— Exercise description —
Copy from the first line below down to and including the line with "const TICK_STEP = 0.5;". Skip the pictures.
===== Provided data =====
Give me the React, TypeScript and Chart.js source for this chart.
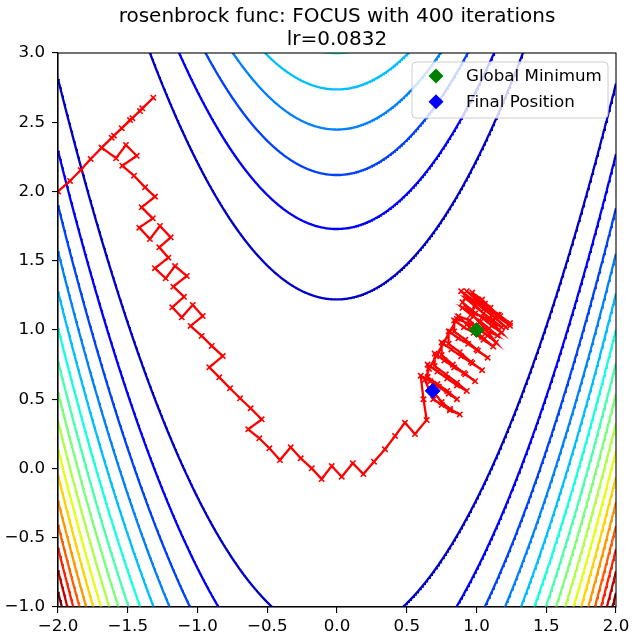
import { useEffect, useRef } from "react";
import { Chart, registerables } from "chart.js";

Chart.register(...registerables);

const FONT = '"DejaVu Sans", "Liberation Sans", sans-serif';

const TITLE_LINES = ["rosenbrock func: FOCUS with 400 iterations", "lr=0.0832"];

const X_MIN = -2;
const X_MAX = 2;
const Y_MIN = -1;
const Y_MAX = 3;
const TICK_STEP = 0.5;

// Levels of the Rosenbrock surface that are traced as contour lines.
const CONTOUR_LEVELS = [
  0, 150, 300, 450, 600, 750, 900, 1050, 1200, 1350, 1500, 1650, 1800, 1950, 2100, 2250, 2400,
];
const CONTOUR_SAMPLES = 801;

const GLOBAL_MINIMUM: [number, number] = [1, 1];
const FINAL_POSITION: [number, number] = [0.686, 0.561];

// Optimizer iterates on the way down the valley.
const DESCENT: [number, number][] = [
  [-2.0, 2.0], [-1.914, 2.076], [-1.837, 2.155], [-1.766, 2.235], [-1.687, 2.316],
  [-1.615, 2.388], [-1.543, 2.456], [-1.467, 2.529], [-1.396, 2.601], [-1.317, 2.677],
  [-1.412, 2.581], [-1.484, 2.516], [-1.599, 2.403], [-1.687, 2.316],
  [-1.584, 2.24], [-1.513, 2.336], [-1.436, 2.258], [-1.539, 2.186], [-1.455, 2.114],
  [-1.376, 2.03], [-1.305, 1.963], [-1.4, 1.886], [-1.321, 1.806], [-1.417, 1.739],
  [-1.341, 1.657], [-1.269, 1.751], [-1.192, 1.669], [-1.274, 1.597], [-1.209, 1.522],
  [-1.305, 1.446], [-1.228, 1.373], [-1.161, 1.462], [-1.077, 1.39], [-1.173, 1.313],
  [-1.097, 1.24], [-1.181, 1.164], [-1.113, 1.092], [-1.034, 1.181], [-0.963, 1.101],
  [-1.049, 1.029], [-0.97, 0.957], [-0.898, 0.885], [-0.819, 0.812], [-0.915, 0.731],
  [-0.844, 0.658], [-0.767, 0.579], [-0.695, 0.507], [-0.619, 0.435], [-0.54, 0.355],
  [-0.636, 0.283], [-0.557, 0.218], [-0.485, 0.146], [-0.409, 0.061], [-0.332, 0.153],
  [-0.26, 0.074], [-0.181, 0.001], [-0.11, -0.076], [-0.038, 0.018], [0.034, -0.059],
  [0.113, 0.038], [0.189, -0.04], [0.265, 0.049], [0.344, 0.139], [0.416, 0.235],
  [0.487, 0.331], [0.559, 0.249], [0.643, 0.35],
];

// Iterates climbing the valley in rungs across it.
const LADDER: [number, number][] = [
  [0.62, 0.5], [0.6, 0.67],
  [0.67, 0.63], [0.73, 0.59], [0.8, 0.54], [0.86, 0.5],
  [0.79, 0.56], [0.72, 0.61], [0.65, 0.66], [0.65, 0.75],
  [0.72, 0.7], [0.79, 0.65], [0.86, 0.6], [0.93, 0.56],
  [0.86, 0.62], [0.78, 0.68], [0.7, 0.74], [0.7, 0.83],
  [0.77, 0.78], [0.84, 0.73], [0.92, 0.68], [0.99, 0.63],
  [0.91, 0.69], [0.83, 0.75], [0.75, 0.82], [0.75, 0.91],
  [0.82, 0.86], [0.89, 0.81], [0.97, 0.76], [1.04, 0.71],
  [0.96, 0.77], [0.88, 0.84], [0.8, 0.9], [0.8, 0.99],
  [0.87, 0.94], [0.94, 0.9], [1.01, 0.85], [1.08, 0.8],
  [1.0, 0.86], [0.92, 0.93], [0.84, 0.99], [0.84, 1.07],
  [0.91, 1.02], [0.98, 0.98], [1.05, 0.93], [1.12, 0.88],
  [1.04, 0.95], [0.95, 1.02], [0.87, 1.1],
];

// Iterates swinging across the valley above the minimum, then falling back.
const SWING: [number, number][] = [
  [0.95, 1.07], [1.01, 1.01], [1.08, 0.96], [1.14, 0.91],
  [1.06, 1.01], [0.98, 1.1], [0.9, 1.2],
  [0.97, 1.14], [1.04, 1.09], [1.11, 1.03], [1.18, 0.98],
  [1.09, 1.08], [0.99, 1.18], [0.89, 1.28],
  [0.97, 1.22], [1.05, 1.15], [1.13, 1.09], [1.21, 1.02],
  [1.11, 1.11], [1.02, 1.2], [0.93, 1.28],
  [1.01, 1.22], [1.09, 1.15], [1.16, 1.09], [1.24, 1.03],
  [1.15, 1.11], [1.06, 1.19], [0.97, 1.27],
  [1.04, 1.22], [1.1, 1.16], [1.17, 1.1], [1.24, 1.05],
  [1.16, 1.11], [1.08, 1.16], [1.0, 1.2], [0.92, 1.23],
  [0.99, 1.17], [1.05, 1.12], [1.12, 1.07], [1.18, 1.02],
  [1.09, 1.07], [0.99, 1.12], [0.9, 1.16],
  [0.96, 1.11], [1.03, 1.06], [1.09, 1.01], [1.15, 0.96],
  [1.06, 1.0], [0.96, 1.04], [0.86, 1.08],
  [0.81, 0.99], [0.76, 0.9], [0.71, 0.81], [0.66, 0.72], [0.63, 0.64],
  [0.69, 0.5], [0.75, 0.46], [0.81, 0.42], [0.88, 0.39],
  [0.81, 0.43], [0.75, 0.48], [0.686, 0.561],
];

// matplotlib "jet" colormap segment data: [position, value]
const JET: Record<"r" | "g" | "b", [number, number][]> = {
  r: [[0, 0], [0.35, 0], [0.66, 1], [0.89, 1], [1, 0.5]],
  g: [[0, 0], [0.125, 0], [0.375, 1], [0.64, 1], [0.91, 0], [1, 0]],
  b: [[0, 0.5], [0.11, 1], [0.34, 1], [0.65, 0], [1, 0]],
};

function jetChannel(seg: [number, number][], t: number): number {
  for (let i = 1; i < seg.length; i++) {
    const [p0, v0] = seg[i - 1];
    const [p1, v1] = seg[i];
    if (t <= p1) return v0 + ((t - p0) / (p1 - p0)) * (v1 - v0);
  }
  return seg[seg.length - 1][1];
}

function jet(t: number): string {
  const c = (s: [number, number][]) => Math.round(255 * jetChannel(s, Math.min(1, Math.max(0, t))));
  return `rgb(${c(JET.r)}, ${c(JET.g)}, ${c(JET.b)})`;
}

// One branch of the level set (1-x)^2 + 100 (y - x^2)^2 = level.
function levelBranch(level: number, sign: number) {
  const pts: { x: number; y: number }[] = [];
  for (let i = 0; i < CONTOUR_SAMPLES; i++) {
    const x = X_MIN + ((X_MAX - X_MIN) * i) / (CONTOUR_SAMPLES - 1);
    const rest = level - (1 - x) * (1 - x);
    if (rest < 0) continue;
    pts.push({ x, y: x * x + sign * Math.sqrt(rest / 100) });
  }
  return pts;
}

const fmtTick = (v: number | string) => Number(v).toFixed(1).replace("-", "\u2212");

const framePlugin = {
  id: "axesFrame",
  afterDatasetsDraw(chart: any) {
    const { ctx, chartArea: a } = chart;
    ctx.save();
    ctx.strokeStyle = "#000";
    ctx.lineWidth = 1.1;
    ctx.strokeRect(a.left, a.top, a.right - a.left, a.bottom - a.top);
    ctx.restore();
  },
};

const titlePlugin = {
  id: "twoLineTitle",
  afterDraw(chart: any) {
    const { ctx, chartArea: a } = chart;
    const cx = (a.left + a.right) / 2;
    ctx.save();
    ctx.fillStyle = "#000";
    ctx.font = `20px ${FONT}`;
    ctx.textAlign = "center";
    ctx.textBaseline = "alphabetic";
    TITLE_LINES.forEach((line, i) => ctx.fillText(line, cx, 22 + i * 22.5));
    ctx.restore();
  },
};

const legendPlugin = {
  id: "insetLegend",
  afterDraw(chart: any) {
    const { ctx, chartArea: a } = chart;
    const entries = chart.data.datasets.filter((d: any) => d.inLegend);
    const boxRight = a.right - 8;
    const boxTop = a.top + 9;
    const boxW = 196;
    const rowH = 25.7;
    const boxH = 56;
    const left = boxRight - boxW;
    ctx.save();
    ctx.beginPath();
    ctx.roundRect(left, boxTop, boxW, boxH, 4);
    ctx.fillStyle = "rgba(255,255,255,0.8)";
    ctx.fill();
    ctx.strokeStyle = "#cccccc";
    ctx.lineWidth = 1;
    ctx.stroke();
    entries.forEach((d: any, i: number) => {
      const cy = boxTop + 14 + i * rowH;
      const mx = left + 24;
      const r = 7.5;
      ctx.beginPath();
      ctx.moveTo(mx, cy - r);
      ctx.lineTo(mx + r, cy);
      ctx.lineTo(mx, cy + r);
      ctx.lineTo(mx - r, cy);
      ctx.closePath();
      ctx.fillStyle = d.backgroundColor;
      ctx.fill();
      ctx.fillStyle = "#000";
      ctx.font = `16.7px ${FONT}`;
      ctx.textAlign = "left";
      ctx.textBaseline = "middle";
      ctx.fillText(d.label, left + 54, cy + 1);
    });
    ctx.restore();
  },
};

export default function App() {
  const canvasRef = useRef<HTMLCanvasElement | null>(null);

  useEffect(() => {
    const canvas = canvasRef.current;
    if (!canvas) return;

    const maxLevel = CONTOUR_LEVELS[CONTOUR_LEVELS.length - 1];
    const minLevel = CONTOUR_LEVELS[0];
    const contourSets = CONTOUR_LEVELS.filter((l) => l > 0).flatMap((level) =>
      [1, -1].map((sign) => ({
        data: levelBranch(level, sign),
        showLine: true,
        borderColor: jet((level - minLevel) / (maxLevel - minLevel)),
        borderWidth: 2.3,
        pointRadius: 0,
        clip: 0,
        order: 3,
      }))
    );

    const trajectory = [...DESCENT, ...LADDER, ...SWING];

    const chart = new Chart(canvas, {
      type: "scatter",
      data: {
        datasets: [
          {
            label: "Global Minimum",
            inLegend: true,
            data: [{ x: GLOBAL_MINIMUM[0], y: GLOBAL_MINIMUM[1] }],
            pointStyle: "rectRot",
            pointRadius: 7.5,
            backgroundColor: "green",
            borderColor: "green",
            borderWidth: 1,
            order: 0,
          } as any,
          {
            label: "Final Position",
            inLegend: true,
            data: [{ x: FINAL_POSITION[0], y: FINAL_POSITION[1] }],
            pointStyle: "rectRot",
            pointRadius: 7.5,
            backgroundColor: "blue",
            borderColor: "blue",
            borderWidth: 1,
            order: 1,
          } as any,
          {
            label: "path",
            data: trajectory.map(([x, y]) => ({ x, y })),
            showLine: true,
            borderColor: "red",
            borderWidth: 2.3,
            pointStyle: "crossRot",
            pointRadius: 3.8,
            pointBorderColor: "red",
            pointBorderWidth: 1.6,
            clip: 0,
            order: 2,
          } as any,
          ...contourSets,
        ],
      },
      options: {
        animation: false,
        responsive: false,
        events: [],
        layout: { padding: { top: 53, right: 19, left: 0, bottom: 0 } },
        plugins: {
          legend: { display: false },
          title: { display: false },
          tooltip: { enabled: false },
        },
        scales: {
          x: {
            type: "linear",
            min: X_MIN,
            max: X_MAX,
            ticks: {
              stepSize: TICK_STEP,
              callback: fmtTick,
              color: "#000",
              font: { family: FONT, size: 16.7 },
              padding: 4,
              maxRotation: 0,
              autoSkip: false,
            },
            grid: { drawOnChartArea: false, drawTicks: true, tickLength: 6, color: "#000", lineWidth: 1.1 },
            border: { display: true, color: "#000", width: 1.1 },
            afterFit: (s: any) => {
              s.height = 36;
            },
          },
          y: {
            type: "linear",
            min: Y_MIN,
            max: Y_MAX,
            ticks: {
              stepSize: TICK_STEP,
              callback: fmtTick,
              color: "#000",
              font: { family: FONT, size: 16.7 },
              padding: 7,
              autoSkip: false,
            },
            grid: { drawOnChartArea: false, drawTicks: true, tickLength: 6, color: "#000", lineWidth: 1.1 },
            border: { display: true, color: "#000", width: 1.1 },
            afterFit: (s: any) => {
              s.width = 58;
            },
          },
        },
      },
      plugins: [framePlugin, titlePlugin, legendPlugin],
    } as any);

    return () => chart.destroy();
  }, []);

  return (
    <div style={{ position: "fixed", left: 0, top: 0, width: 635, height: 643, background: "#fff" }}>
      <canvas ref={canvasRef} width={635} height={643} style={{ display: "block" }} />
    </div>
  );
}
=====
— Task answer —
Give me the React, TypeScript and Chart.js source for this chart.
import { useEffect, useRef } from "react";
import { Chart, registerables } from "chart.js";

Chart.register(...registerables);

const FONT = '"DejaVu Sans", "Liberation Sans", sans-serif';

const TITLE_LINES = ["rosenbrock func: FOCUS with 400 iterations", "lr=0.0832"];

const X_MIN = -2;
const X_MAX = 2;
const Y_MIN = -1;
const Y_MAX = 3;
const TICK_STEP = 0.5;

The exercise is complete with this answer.